(Following is an updated version of an article that first ran on July 24, 2002)
NEW YORK (CNN/Money) -- Economists have said over and over again that the U.S. economy is too strong to be stopped by a little thing like plunging stock prices -- but many are beginning to concede that the economy could get more than a bloody nose if a stubborn bear market holds on much longer.
"The behavior of equity prices from here can make the economy heaven or hell," Rory Robertson, interest-rate strategist at Macquarie Equities (USA), said in a research note. "The further equity prices fall, the gloomier consumers and business people will become, the more corporate and financial disasters will be unearthed, and the less willing lenders will be to lend and spenders to spend."
Consumers, many of whom have seen their retirement savings vaporized in the recent stock downturn, have already started to fret about the future.
The University of Michigan's closely watched consumer sentiment index dipped in July -- though not as badly as first thought -- and the ABC/Money consumer comfort index dropped in the week ended July 7 to the lowest level in five months.
The Conference Board's July consumer confidence index is due next Tuesday, and economists expect that to drop to 102 from 106.4 in June.
"We now really have reached a level where it's cutting through fat and actually reaching bone in terms of what people can bear," said Christoph Bianchet, U.S. economist at Credit Suisse Asset Management.

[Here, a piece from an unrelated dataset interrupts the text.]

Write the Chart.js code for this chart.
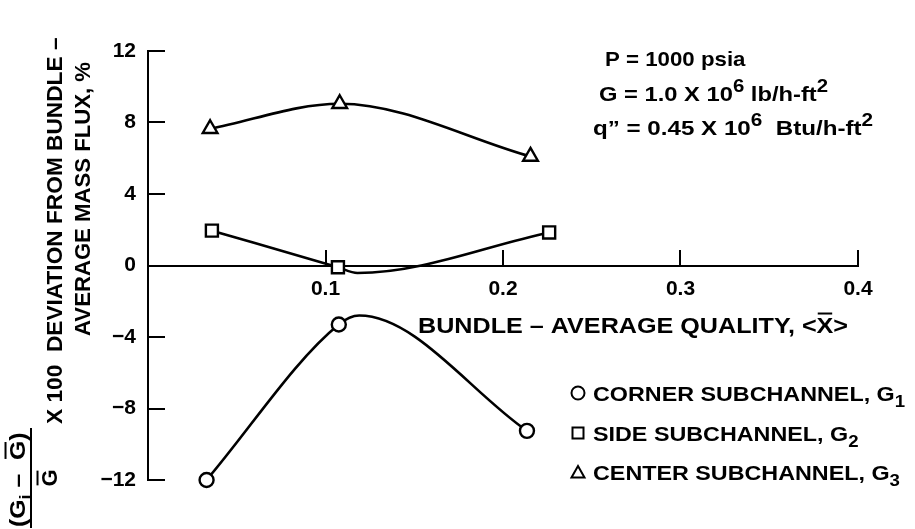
<!DOCTYPE html>
<html>
<head>
<meta charset="utf-8">
<script src="https://cdn.jsdelivr.net/npm/chart.js@4.4.1/dist/chart.umd.min.js"></script>
<style>
  html, body { margin: 0; padding: 0; background: #fff; }
  #wrap { width: 915px; height: 529px; position: relative; }
</style>
</head>
<body>
<div id="wrap"><canvas id="c" width="915" height="529"></canvas></div>
<script>
// Measured subchannel mass-flux deviations vs bundle-average quality
const cornerX = [0.033, 0.1075, 0.2135];
const cornerY = [-12.0, -3.3, -9.25];
const sideX   = [0.036, 0.107, 0.226];
const sideY   = [1.95, -0.1, 1.85];
const centerX = [0.035, 0.108, 0.2155];
const centerY = [7.65, 9.05, 6.1];

// Faired curves: the measured points plus the turning point of each curve
const cornerCurveX = [0.033, 0.1075, 0.119, 0.2135];
const cornerCurveY = [-12.0, -3.3, -2.8, -9.25];
const sideCurveX   = [0.036, 0.107, 0.118, 0.226];
const sideCurveY   = [1.95, -0.1, -0.42, 1.85];
const centerCurveX = [0.035, 0.108, 0.2155];
const centerCurveY = [7.65, 9.05, 6.1];

// Axis ticks
const xTickValues = [0.1, 0.2, 0.3, 0.4];
const xTickLabels = ['0.1', '0.2', '0.3', '0.4'];
const yTickValues = [-12, -8, -4, 0, 4, 8, 12];
const yTickLabels = ['\u221212', '\u22128', '\u22124', '0', '4', '8', '12'];

const FONT = '"Liberation Sans", Arial, Helvetica, sans-serif';
const INK = '#000';

const pts = (xs, ys) => xs.map((x, i) => ({ x, y: ys[i] }));

function curve(xs, ys) {
  return {
    data: pts(xs, ys),
    showLine: true,
    borderColor: INK,
    borderWidth: 2.6,
    pointRadius: 0,
    cubicInterpolationMode: 'monotone',
    clip: false,
    order: 1
  };
}
function markers(xs, ys, style, r) {
  return {
    data: pts(xs, ys),
    showLine: false,
    pointStyle: style,
    pointRadius: r,
    pointBackgroundColor: '#fff',
    pointBorderColor: INK,
    pointBorderWidth: 2.4,
    clip: false,
    order: 0
  };
}

// Draw a run of text pieces (normal / superscript / subscript / overbar),
// optionally stretched horizontally by hs
function drawRuns(ctx, runs, x, y, size, hs = 1, supScale = 0.74) {
  ctx.save();
  ctx.translate(x, y);
  ctx.scale(hs, 1);
  let cx = 0;
  for (const r of runs) {
    let s = size, dy = 0;
    if (r.sup) { s = size * supScale; dy = -size * 0.42; }
    if (r.sub) { s = size * supScale; dy = size * 0.3; }
    ctx.font = 'bold ' + s + 'px ' + FONT;
    ctx.fillText(r.t, cx, dy);
    const w = ctx.measureText(r.t).width;
    if (r.bar) {
      ctx.fillRect(cx + 1, dy - s * 0.72 - 5, w - 2, 2);
    }
    cx += w;
  }
  ctx.restore();
  return cx * hs;
}
function runsWidth(ctx, runs, size, hs = 1, supScale = 0.74) {
  let w = 0;
  for (const r of runs) {
    const s = (r.sup || r.sub) ? size * supScale : size;
    ctx.font = 'bold ' + s + 'px ' + FONT;
    w += ctx.measureText(r.t).width;
  }
  return w * hs;
}

const annotations = {
  id: 'annotations',
  afterDraw(chart) {
    const ctx = chart.ctx;
    const a = chart.chartArea;
    ctx.save();
    ctx.fillStyle = INK;
    ctx.strokeStyle = INK;
    ctx.textAlign = 'left';
    ctx.textBaseline = 'alphabetic';

    // Test conditions
    const S = 21;
    drawRuns(ctx, [{ t: 'P = 1000 psia' }], a.left + 457, a.top + 15, S, 1.06);
    drawRuns(ctx, [{ t: 'G = 1.0 X 10' }, { t: '6', sup: true }, { t: ' lb/h-ft' }, { t: '2', sup: true }], a.left + 451, a.top + 50, S, 1.13, 0.86);
    drawRuns(ctx, [{ t: 'q\u201D = 0.45 X 10' }, { t: '6', sup: true }, { t: '  Btu/h-ft' }, { t: '2', sup: true }], a.left + 445, a.top + 84, S, 1.15, 0.86);

    // x-axis title, sitting just under the zero line
    drawRuns(ctx, [{ t: 'BUNDLE \u2013 AVERAGE QUALITY, <' }, { t: 'X', bar: true }, { t: '>' }], a.left + 270, a.top + 282, 21.5, 1.17);

    // Legend
    const rows = [
      { style: 'circle', runs: [{ t: 'CORNER SUBCHANNEL, G' }, { t: '1', sub: true }] },
      { style: 'rect', runs: [{ t: 'SIDE SUBCHANNEL, G' }, { t: '2', sub: true }] },
      { style: 'triangle', runs: [{ t: 'CENTER SUBCHANNEL, G' }, { t: '3', sub: true }] }
    ];
    const lx = a.left + 430, ly0 = a.top + 342, lstep = 39.5;
    rows.forEach((row, i) => {
      const cy = ly0 + i * lstep;
      ctx.lineWidth = 2;
      ctx.beginPath();
      if (row.style === 'circle') {
        ctx.arc(lx, cy, 6.5, 0, Math.PI * 2);
      } else if (row.style === 'rect') {
        ctx.rect(lx - 5.5, cy - 5, 11, 11);
      } else {
        ctx.moveTo(lx, cy - 6);
        ctx.lineTo(lx + 6.5, cy + 5.5);
        ctx.lineTo(lx - 6.5, cy + 5.5);
        ctx.closePath();
      }
      ctx.stroke();
      drawRuns(ctx, row.runs, lx + 15, cy + 8, 21, 1.11, 0.8);
    });

    // y-axis title: (Gi - G)/G x 100 deviation ..., rotated
    const YS = 21.5;
    ctx.save();
    ctx.translate(62, 424);
    ctx.rotate(-Math.PI / 2);
    drawRuns(ctx, [{ t: 'X 100  DEVIATION FROM BUNDLE \u2013' }], 0, 0, YS, 1.055);
    ctx.restore();

    ctx.save();
    ctx.translate(90, 199);
    ctx.rotate(-Math.PI / 2);
    const l2 = [{ t: 'AVERAGE MASS FLUX, %' }];
    drawRuns(ctx, l2, -runsWidth(ctx, l2, YS, 1.03) / 2, 0, YS, 1.03);
    ctx.restore();

    // numerator
    ctx.save();
    ctx.translate(25, 527);
    ctx.rotate(-Math.PI / 2);
    const num = [{ t: '(G' }, { t: 'i', sub: true }, { t: ' \u2013  ' }, { t: 'G', bar: true }, { t: ')' }];
    drawRuns(ctx, num, 0, 0, YS, 1.15);
    ctx.restore();
    // fraction bar
    ctx.fillRect(30, 428, 2, 100);
    // denominator
    ctx.save();
    ctx.translate(57, 478);
    ctx.rotate(-Math.PI / 2);
    const den = [{ t: 'G', bar: true }];
    drawRuns(ctx, den, -runsWidth(ctx, den, YS) / 2, 0, YS);
    ctx.restore();

    ctx.restore();
  }
};

new Chart(document.getElementById('c'), {
  type: 'scatter',
  data: {
    datasets: [
      markers(cornerX, cornerY, 'circle', 7),
      markers(sideX, sideY, 'rect', 8.5),
      markers(centerX, centerY, 'triangle', 8.5),
      curve(cornerCurveX, cornerCurveY),
      curve(sideCurveX, sideCurveY),
      curve(centerCurveX, centerCurveY)
    ]
  },
  options: {
    responsive: false,
    animation: false,
    events: [],
    layout: { padding: { top: 51, right: 57, bottom: 49, left: 0 } },
    plugins: { legend: { display: false }, tooltip: { enabled: false } },
    scales: {
      x: {
        type: 'linear',
        min: 0, max: 0.4,
        position: { y: 0 },
        afterFit(scale) { scale.height = 0; },
        afterBuildTicks(scale) { scale.ticks = xTickValues.map(v => ({ value: v })); },
        grid: { drawOnChartArea: false, drawTicks: true, tickLength: -17, color: INK, lineWidth: 2 },
        border: { display: true, color: INK, width: 2 },
        ticks: {
          padding: 28,
          color: INK,
          font: { family: FONT, size: 21, weight: 'bold' },
          callback: (v) => xTickLabels[xTickValues.findIndex(t => Math.abs(t - v) < 1e-9)]
        }
      },
      y: {
        type: 'linear',
        min: -12, max: 12,
        position: 'left',
        afterFit(scale) { scale.width = 148; },
        afterBuildTicks(scale) { scale.ticks = yTickValues.map(v => ({ value: v })); },
        grid: { drawOnChartArea: false, drawTicks: true, tickLength: -17, color: INK, lineWidth: 2 },
        border: { display: true, color: INK, width: 2 },
        ticks: {
          padding: 29,
          color: INK,
          font: { family: FONT, size: 21, weight: 'bold' },
          callback: (v) => yTickLabels[yTickValues.indexOf(v)]
        }
      }
    }
  },
  plugins: [annotations]
});
</script>
</body>
</html>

Bianchet said he thought there was a 50/50 chance that consumers could give up hope of ever recovering their stock losses and significantly cut back spending.
"At this point it's a lot of guesswork, but from anecdotal evidence it looks like people are starting to cut back," he said.
This could be awful news, since consumer spending makes up about two-thirds of all economic activity in the United States and helped lessen the pain of a recession that began in March 2001 and supposedly ended sometime this year.
Worse, a cutback in spending would also spoil other pieces of the economic pie, causing inventories to pile up and businesses to abandon their own spending plans.
"I'm not predicting a double-dip recession, but the odds of it have gone up," said Robert MacIntosh, chief economist and portfolio manager at Eaton Vance Management. "Instead of 5 percent, there's maybe a 15 or 20 percent chance of it now."
Business spending also under pressure
Economists have a harder time linking falling stock prices to business spending, which Federal Reserve Chairman Alan Greenspan has called the linchpin of the recovery.
But falling stock prices are making it difficult to raise capital in equity markets, and corporate accounting scandals are making banks leery of extending credit to riskier clients -- especially since so many are already in debt up to their eyeballs.
"The ratio of corporate debt to gross domestic product (GDP) is at an all-time high," said Lacy Hunt, chief economist at Hoisington Investment Management Co. "And we don't know exactly what corporate debt is because so much has been parked off the balance sheet and hidden. But, even without knowing what the off-balance-sheet debt is, corporations have too much."
Economists are still unclear about whether or not a corporate "credit crunch" exists that would impact the economy significantly -- there's no question loans, commercial paper and corporate bond issues are all lower, but it's hard to tell how much of that is lack of demand and how much is a result of tightening standards.
"We're not seeing a credit crunch today. But, with the environment we're in, it's fair to say that everybody's got to be more cautious and is more cautious," J.P. Morgan Chase Corp. CEO Bill Harrison said in a analyst call Wednesday. "For the right deal and the right kind of structure, there is liquidity [available] -- there's just not a lot of demand."
A slowdown in business spending following a glut of spending in the late 1990s led to a long recession in the manufacturing sector, 1.5 million job cuts and the broader recession. In one sense, the prolonged weakness of business spending is reason to hope -- at least it can't get much worse.
"It's hard to fall any more if you're already on the ground," MacIntosh of Eaton Vance pointed out.
Fed to the rescue?
With all these concerns, speculation has naturally begun to swirl that the Federal Reserve, led by Chairman Greenspan, will step in with an emergency interest-rate cut to save the day, as it has during other crises.
The immediate outlook for a Fed rate cut is still pretty slim, most economists believe, since a cut at this moment could be taken as a sign of panic.
"People's outlook for the economy changes much faster than the underlying state of the economy," said Lara Rhame, bond market strategist at Brown Brothers Harriman and a former Fed economist. "The Fed tries to keep its eye on the larger ball and not on the ping-pong ball of the stock market."
Still, such a move can't be ruled out, especially if the stock selloff picks up speed or the economy slips back into recession.
Fortunately, the Fed was allowed this week to postpone such a grim decision for another day -- stocks rallied on Wednesday and rose again on Friday.